| Direction |
Restate all the material verbatim, except for the pictures.
-- Begin --
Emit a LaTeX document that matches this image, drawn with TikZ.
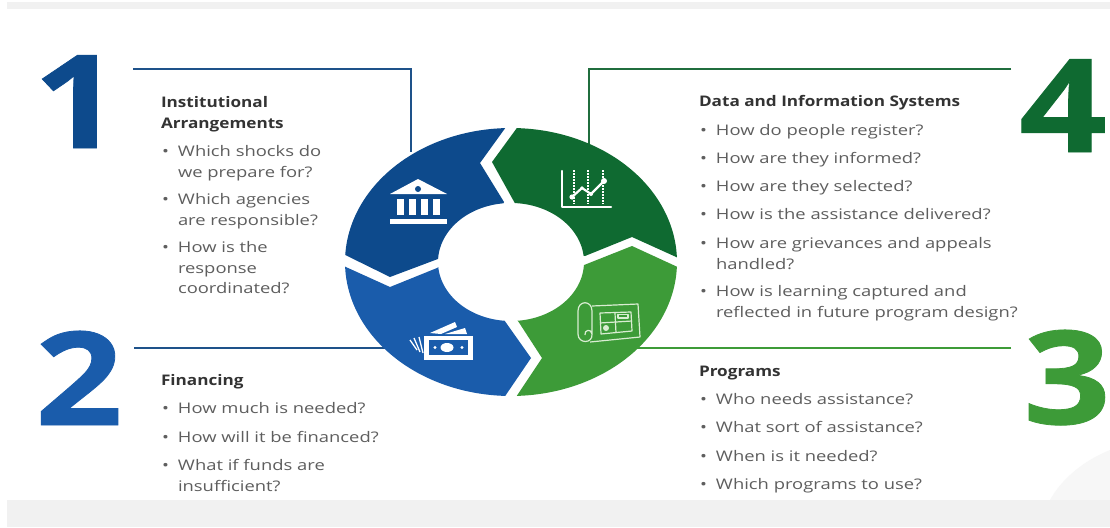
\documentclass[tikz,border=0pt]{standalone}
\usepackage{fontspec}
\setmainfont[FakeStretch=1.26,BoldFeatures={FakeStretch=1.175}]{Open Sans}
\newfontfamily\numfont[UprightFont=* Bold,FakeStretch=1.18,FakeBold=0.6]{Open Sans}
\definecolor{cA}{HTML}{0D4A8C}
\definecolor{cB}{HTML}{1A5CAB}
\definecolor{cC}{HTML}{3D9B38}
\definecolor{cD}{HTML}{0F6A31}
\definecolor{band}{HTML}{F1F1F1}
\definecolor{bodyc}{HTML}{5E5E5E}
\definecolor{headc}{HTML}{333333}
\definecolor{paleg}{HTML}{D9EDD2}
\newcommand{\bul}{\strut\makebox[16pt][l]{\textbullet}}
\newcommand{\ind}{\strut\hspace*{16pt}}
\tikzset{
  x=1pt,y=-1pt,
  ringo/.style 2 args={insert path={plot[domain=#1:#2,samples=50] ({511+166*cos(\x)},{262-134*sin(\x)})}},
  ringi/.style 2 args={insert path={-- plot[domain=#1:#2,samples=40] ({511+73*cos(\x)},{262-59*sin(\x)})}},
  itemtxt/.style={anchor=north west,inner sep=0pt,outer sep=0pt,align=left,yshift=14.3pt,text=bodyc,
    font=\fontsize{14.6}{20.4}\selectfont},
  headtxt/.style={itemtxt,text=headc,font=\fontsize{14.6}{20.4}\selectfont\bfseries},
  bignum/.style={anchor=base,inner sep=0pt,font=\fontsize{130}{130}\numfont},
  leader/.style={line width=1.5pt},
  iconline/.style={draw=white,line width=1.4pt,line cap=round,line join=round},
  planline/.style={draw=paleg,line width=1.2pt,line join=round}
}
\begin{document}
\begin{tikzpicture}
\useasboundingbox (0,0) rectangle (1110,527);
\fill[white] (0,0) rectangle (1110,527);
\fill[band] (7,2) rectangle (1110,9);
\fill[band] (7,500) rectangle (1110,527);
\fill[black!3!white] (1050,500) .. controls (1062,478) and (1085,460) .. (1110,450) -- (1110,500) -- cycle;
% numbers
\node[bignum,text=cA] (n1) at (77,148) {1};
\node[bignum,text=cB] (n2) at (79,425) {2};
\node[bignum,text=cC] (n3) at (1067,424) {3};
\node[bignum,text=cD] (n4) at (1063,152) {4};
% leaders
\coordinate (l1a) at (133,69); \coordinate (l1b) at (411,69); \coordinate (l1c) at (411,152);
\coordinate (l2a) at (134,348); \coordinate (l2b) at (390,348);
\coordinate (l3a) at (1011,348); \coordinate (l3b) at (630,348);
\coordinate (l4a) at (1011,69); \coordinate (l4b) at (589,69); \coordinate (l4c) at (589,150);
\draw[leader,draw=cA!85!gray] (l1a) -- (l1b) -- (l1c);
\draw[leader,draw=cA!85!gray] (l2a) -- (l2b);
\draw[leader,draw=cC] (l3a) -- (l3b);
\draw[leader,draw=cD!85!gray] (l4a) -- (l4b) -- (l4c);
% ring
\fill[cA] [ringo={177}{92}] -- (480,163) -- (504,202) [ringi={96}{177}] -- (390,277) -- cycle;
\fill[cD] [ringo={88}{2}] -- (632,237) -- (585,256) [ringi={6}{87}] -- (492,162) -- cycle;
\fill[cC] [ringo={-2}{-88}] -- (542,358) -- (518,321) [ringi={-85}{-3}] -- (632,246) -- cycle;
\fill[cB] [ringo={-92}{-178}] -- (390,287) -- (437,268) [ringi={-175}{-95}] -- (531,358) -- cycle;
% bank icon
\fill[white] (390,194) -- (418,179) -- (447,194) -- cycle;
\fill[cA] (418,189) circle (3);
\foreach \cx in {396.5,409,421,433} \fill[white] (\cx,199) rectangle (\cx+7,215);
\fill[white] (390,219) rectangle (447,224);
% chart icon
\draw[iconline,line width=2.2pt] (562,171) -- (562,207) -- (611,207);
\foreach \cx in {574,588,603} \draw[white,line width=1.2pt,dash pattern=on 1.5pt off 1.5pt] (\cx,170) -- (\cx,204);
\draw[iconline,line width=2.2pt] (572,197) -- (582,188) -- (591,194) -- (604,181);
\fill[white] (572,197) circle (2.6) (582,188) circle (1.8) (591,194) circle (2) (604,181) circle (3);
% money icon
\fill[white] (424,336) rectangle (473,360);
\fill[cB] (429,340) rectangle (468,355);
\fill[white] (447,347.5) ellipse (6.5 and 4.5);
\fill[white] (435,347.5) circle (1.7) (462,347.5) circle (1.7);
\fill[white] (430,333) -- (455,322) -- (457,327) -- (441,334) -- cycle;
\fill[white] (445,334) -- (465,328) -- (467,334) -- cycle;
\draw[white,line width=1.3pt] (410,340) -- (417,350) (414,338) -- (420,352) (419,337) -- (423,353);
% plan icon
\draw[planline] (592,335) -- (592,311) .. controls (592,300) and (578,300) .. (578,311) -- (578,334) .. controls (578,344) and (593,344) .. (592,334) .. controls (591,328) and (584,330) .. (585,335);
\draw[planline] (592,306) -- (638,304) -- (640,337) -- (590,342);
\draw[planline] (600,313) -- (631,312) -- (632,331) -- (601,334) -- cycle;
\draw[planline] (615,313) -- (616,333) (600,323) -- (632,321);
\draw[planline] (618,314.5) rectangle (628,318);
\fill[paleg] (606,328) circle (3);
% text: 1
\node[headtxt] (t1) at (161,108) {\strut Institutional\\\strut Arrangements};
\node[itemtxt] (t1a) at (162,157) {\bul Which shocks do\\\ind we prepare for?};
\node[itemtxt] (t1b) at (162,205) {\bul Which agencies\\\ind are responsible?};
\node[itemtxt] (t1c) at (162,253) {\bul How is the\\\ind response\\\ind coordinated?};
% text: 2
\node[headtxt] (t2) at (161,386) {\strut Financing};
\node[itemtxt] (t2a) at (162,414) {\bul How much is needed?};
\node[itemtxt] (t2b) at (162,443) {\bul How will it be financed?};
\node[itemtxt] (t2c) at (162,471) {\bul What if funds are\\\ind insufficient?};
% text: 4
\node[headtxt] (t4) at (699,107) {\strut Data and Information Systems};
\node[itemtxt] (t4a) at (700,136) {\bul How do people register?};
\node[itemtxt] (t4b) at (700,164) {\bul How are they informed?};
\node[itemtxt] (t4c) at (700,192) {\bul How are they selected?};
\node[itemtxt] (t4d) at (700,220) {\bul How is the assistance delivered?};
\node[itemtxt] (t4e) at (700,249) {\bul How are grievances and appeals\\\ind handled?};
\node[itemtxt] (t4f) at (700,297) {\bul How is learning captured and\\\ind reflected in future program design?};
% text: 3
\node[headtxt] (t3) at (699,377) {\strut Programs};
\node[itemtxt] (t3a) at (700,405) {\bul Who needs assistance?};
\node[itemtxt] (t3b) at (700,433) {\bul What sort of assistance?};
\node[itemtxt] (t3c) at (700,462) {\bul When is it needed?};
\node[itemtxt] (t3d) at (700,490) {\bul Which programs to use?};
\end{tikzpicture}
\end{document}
-- End --
| Output below |
Emit a LaTeX document that matches this image, drawn with TikZ.
\documentclass[tikz,border=0pt]{standalone}
\usepackage{fontspec}
\setmainfont[FakeStretch=1.26,BoldFeatures={FakeStretch=1.175}]{Open Sans}
\newfontfamily\numfont[UprightFont=* Bold,FakeStretch=1.18,FakeBold=0.6]{Open Sans}
\definecolor{cA}{HTML}{0D4A8C}
\definecolor{cB}{HTML}{1A5CAB}
\definecolor{cC}{HTML}{3D9B38}
\definecolor{cD}{HTML}{0F6A31}
\definecolor{band}{HTML}{F1F1F1}
\definecolor{bodyc}{HTML}{5E5E5E}
\definecolor{headc}{HTML}{333333}
\definecolor{paleg}{HTML}{D9EDD2}
\newcommand{\bul}{\strut\makebox[16pt][l]{\textbullet}}
\newcommand{\ind}{\strut\hspace*{16pt}}
\tikzset{
  x=1pt,y=-1pt,
  ringo/.style 2 args={insert path={plot[domain=#1:#2,samples=50] ({511+166*cos(\x)},{262-134*sin(\x)})}},
  ringi/.style 2 args={insert path={-- plot[domain=#1:#2,samples=40] ({511+73*cos(\x)},{262-59*sin(\x)})}},
  itemtxt/.style={anchor=north west,inner sep=0pt,outer sep=0pt,align=left,yshift=14.3pt,text=bodyc,
    font=\fontsize{14.6}{20.4}\selectfont},
  headtxt/.style={itemtxt,text=headc,font=\fontsize{14.6}{20.4}\selectfont\bfseries},
  bignum/.style={anchor=base,inner sep=0pt,font=\fontsize{130}{130}\numfont},
  leader/.style={line width=1.5pt},
  iconline/.style={draw=white,line width=1.4pt,line cap=round,line join=round},
  planline/.style={draw=paleg,line width=1.2pt,line join=round}
}
\begin{document}
\begin{tikzpicture}
\useasboundingbox (0,0) rectangle (1110,527);
\fill[white] (0,0) rectangle (1110,527);
\fill[band] (7,2) rectangle (1110,9);
\fill[band] (7,500) rectangle (1110,527);
\fill[black!3!white] (1050,500) .. controls (1062,478) and (1085,460) .. (1110,450) -- (1110,500) -- cycle;
% numbers
\node[bignum,text=cA] (n1) at (77,148) {1};
\node[bignum,text=cB] (n2) at (79,425) {2};
\node[bignum,text=cC] (n3) at (1067,424) {3};
\node[bignum,text=cD] (n4) at (1063,152) {4};
% leaders
\coordinate (l1a) at (133,69); \coordinate (l1b) at (411,69); \coordinate (l1c) at (411,152);
\coordinate (l2a) at (134,348); \coordinate (l2b) at (390,348);
\coordinate (l3a) at (1011,348); \coordinate (l3b) at (630,348);
\coordinate (l4a) at (1011,69); \coordinate (l4b) at (589,69); \coordinate (l4c) at (589,150);
\draw[leader,draw=cA!85!gray] (l1a) -- (l1b) -- (l1c);
\draw[leader,draw=cA!85!gray] (l2a) -- (l2b);
\draw[leader,draw=cC] (l3a) -- (l3b);
\draw[leader,draw=cD!85!gray] (l4a) -- (l4b) -- (l4c);
% ring
\fill[cA] [ringo={177}{92}] -- (480,163) -- (504,202) [ringi={96}{177}] -- (390,277) -- cycle;
\fill[cD] [ringo={88}{2}] -- (632,237) -- (585,256) [ringi={6}{87}] -- (492,162) -- cycle;
\fill[cC] [ringo={-2}{-88}] -- (542,358) -- (518,321) [ringi={-85}{-3}] -- (632,246) -- cycle;
\fill[cB] [ringo={-92}{-178}] -- (390,287) -- (437,268) [ringi={-175}{-95}] -- (531,358) -- cycle;
% bank icon
\fill[white] (390,194) -- (418,179) -- (447,194) -- cycle;
\fill[cA] (418,189) circle (3);
\foreach \cx in {396.5,409,421,433} \fill[white] (\cx,199) rectangle (\cx+7,215);
\fill[white] (390,219) rectangle (447,224);
% chart icon
\draw[iconline,line width=2.2pt] (562,171) -- (562,207) -- (611,207);
\foreach \cx in {574,588,603} \draw[white,line width=1.2pt,dash pattern=on 1.5pt off 1.5pt] (\cx,170) -- (\cx,204);
\draw[iconline,line width=2.2pt] (572,197) -- (582,188) -- (591,194) -- (604,181);
\fill[white] (572,197) circle (2.6) (582,188) circle (1.8) (591,194) circle (2) (604,181) circle (3);
% money icon
\fill[white] (424,336) rectangle (473,360);
\fill[cB] (429,340) rectangle (468,355);
\fill[white] (447,347.5) ellipse (6.5 and 4.5);
\fill[white] (435,347.5) circle (1.7) (462,347.5) circle (1.7);
\fill[white] (430,333) -- (455,322) -- (457,327) -- (441,334) -- cycle;
\fill[white] (445,334) -- (465,328) -- (467,334) -- cycle;
\draw[white,line width=1.3pt] (410,340) -- (417,350) (414,338) -- (420,352) (419,337) -- (423,353);
% plan icon
\draw[planline] (592,335) -- (592,311) .. controls (592,300) and (578,300) .. (578,311) -- (578,334) .. controls (578,344) and (593,344) .. (592,334) .. controls (591,328) and (584,330) .. (585,335);
\draw[planline] (592,306) -- (638,304) -- (640,337) -- (590,342);
\draw[planline] (600,313) -- (631,312) -- (632,331) -- (601,334) -- cycle;
\draw[planline] (615,313) -- (616,333) (600,323) -- (632,321);
\draw[planline] (618,314.5) rectangle (628,318);
\fill[paleg] (606,328) circle (3);
% text: 1
\node[headtxt] (t1) at (161,108) {\strut Institutional\\\strut Arrangements};
\node[itemtxt] (t1a) at (162,157) {\bul Which shocks do\\\ind we prepare for?};
\node[itemtxt] (t1b) at (162,205) {\bul Which agencies\\\ind are responsible?};
\node[itemtxt] (t1c) at (162,253) {\bul How is the\\\ind response\\\ind coordinated?};
% text: 2
\node[headtxt] (t2) at (161,386) {\strut Financing};
\node[itemtxt] (t2a) at (162,414) {\bul How much is needed?};
\node[itemtxt] (t2b) at (162,443) {\bul How will it be financed?};
\node[itemtxt] (t2c) at (162,471) {\bul What if funds are\\\ind insufficient?};
% text: 4
\node[headtxt] (t4) at (699,107) {\strut Data and Information Systems};
\node[itemtxt] (t4a) at (700,136) {\bul How do people register?};
\node[itemtxt] (t4b) at (700,164) {\bul How are they informed?};
\node[itemtxt] (t4c) at (700,192) {\bul How are they selected?};
\node[itemtxt] (t4d) at (700,220) {\bul How is the assistance delivered?};
\node[itemtxt] (t4e) at (700,249) {\bul How are grievances and appeals\\\ind handled?};
\node[itemtxt] (t4f) at (700,297) {\bul How is learning captured and\\\ind reflected in future program design?};
% text: 3
\node[headtxt] (t3) at (699,377) {\strut Programs};
\node[itemtxt] (t3a) at (700,405) {\bul Who needs assistance?};
\node[itemtxt] (t3b) at (700,433) {\bul What sort of assistance?};
\node[itemtxt] (t3c) at (700,462) {\bul When is it needed?};
\node[itemtxt] (t3d) at (700,490) {\bul Which programs to use?};
\end{tikzpicture}
\end{document}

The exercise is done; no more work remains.